Quote from ShoeshineBoy:
Another example: The U.S. could easily take over Mexico or Canada in the last fifty years. We could roll across their countries with the speed and precision of any military campaign in the late twentieth century and we would most certainly be unstoppable.
I forgot to ask. While what you say is true, why would we want to do that?
In centuries past, people fought for "country and king". Meaning essentially looting whatever "value" there was in conquering new lands. Natural resources, be it gold, gems, spices, crops, and very often the people themselves.....(slavery).
Now we just buy what we want or need (in general). Canada and Mexico are actually pretty good examples (after the laughter is over).
Canada has the kind of natural resources that come out of the ground. So we buy them. Metals, lumber, petroleum, (bacon?) . Mexico provides us with some oil and we buy that too. Cheap labor? We buy it. Both legally and not. Crops too. It is so much easier to buy than to take.
All without the hassle of having to administrate all that territory.
You take Islamic fundamentalists out of the picture, and no one wants to "roll over" anyone.
North Korea likes to rattle their sabres. Maybe they have issues with their country being split like Vietnam was. That is more along the lines of a civil war (like Vietnam). Same with (Red) China and Taiwan. Same happened in East Pakistan (if you are old enough to remember such a place ...now it's called Bangladesh). Same in Kashmir.
Yes, North Korea seems to enjoy intimidating Japan. All bluster. You have a country where everyone is named Kim, and you have to expect some in-bred craziness. So they bark like overbred Cocker Spaniels. But in reality, they know they have to behave to survive.
Stalinism is dead. Stomping out uprisings in Hungary and Czechoslovakia is "old economy" politics. Ruling countries where the languages are different can only be a giant pain in the ass. I always wondered during the Cold War why Russia wanted to control places like Estonia, Latvia, Armenia, Azerbaijan? All the rest? It had to be a fucking Tower of Babble. I think in Estonia alone there are 4 or 5 different languages spoken. Imagine the administrative nightmares. We can't seem to effectively deal with the issue of so many spanish speaking Americans. That is just one "extra" language. The USSR must have had a hundred. (Actually, read the threads on ET, and you see we have serious problems with just ONE language)....and we don't even have dialects to deal with. Except for Murray T. Turtle, but I am not sure if that is a dialect or a language issue. Interplanetary communications are not yet well developed. But I digress.
Now in places like Bosnia? Kosovo? Ubekestan and all the other "stans"? Ethnic "cultural/religious" disputes that have festered for centuries. It's about "taking BACK" not "taking" (at least in their heads...just like "Palestine").
But can you give one single example of any country that would want to conquer another country for it's resources? (Or to show how tough they are?)
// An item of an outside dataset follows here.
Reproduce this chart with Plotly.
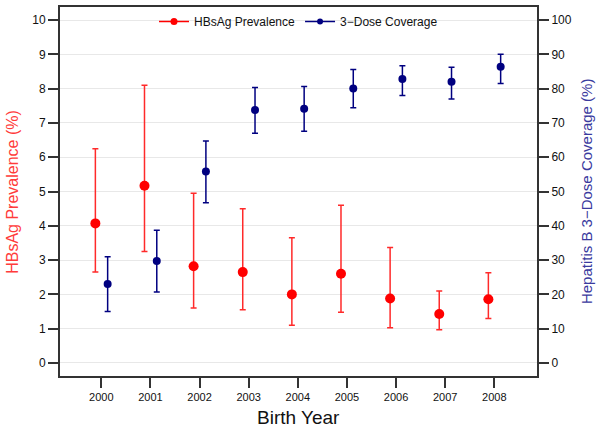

The last example that comes to my mind is Japan (one of the countries you named as never having been an unprovoked aggressor.....they were. But they were not a "modern democracy" at the time).
I don't know why I found history to be boring in school. Now I wish I paid more attention. Then I would know what I was talking about.
I was never good at memorization. Math and music and science made sense. History was just dull facts. Now they don't seem so dull. Of course there was never much demand in the job market for historians. Unless you studied at West Point or Annapolis.
Suggested movie: "The Mouse That Roared".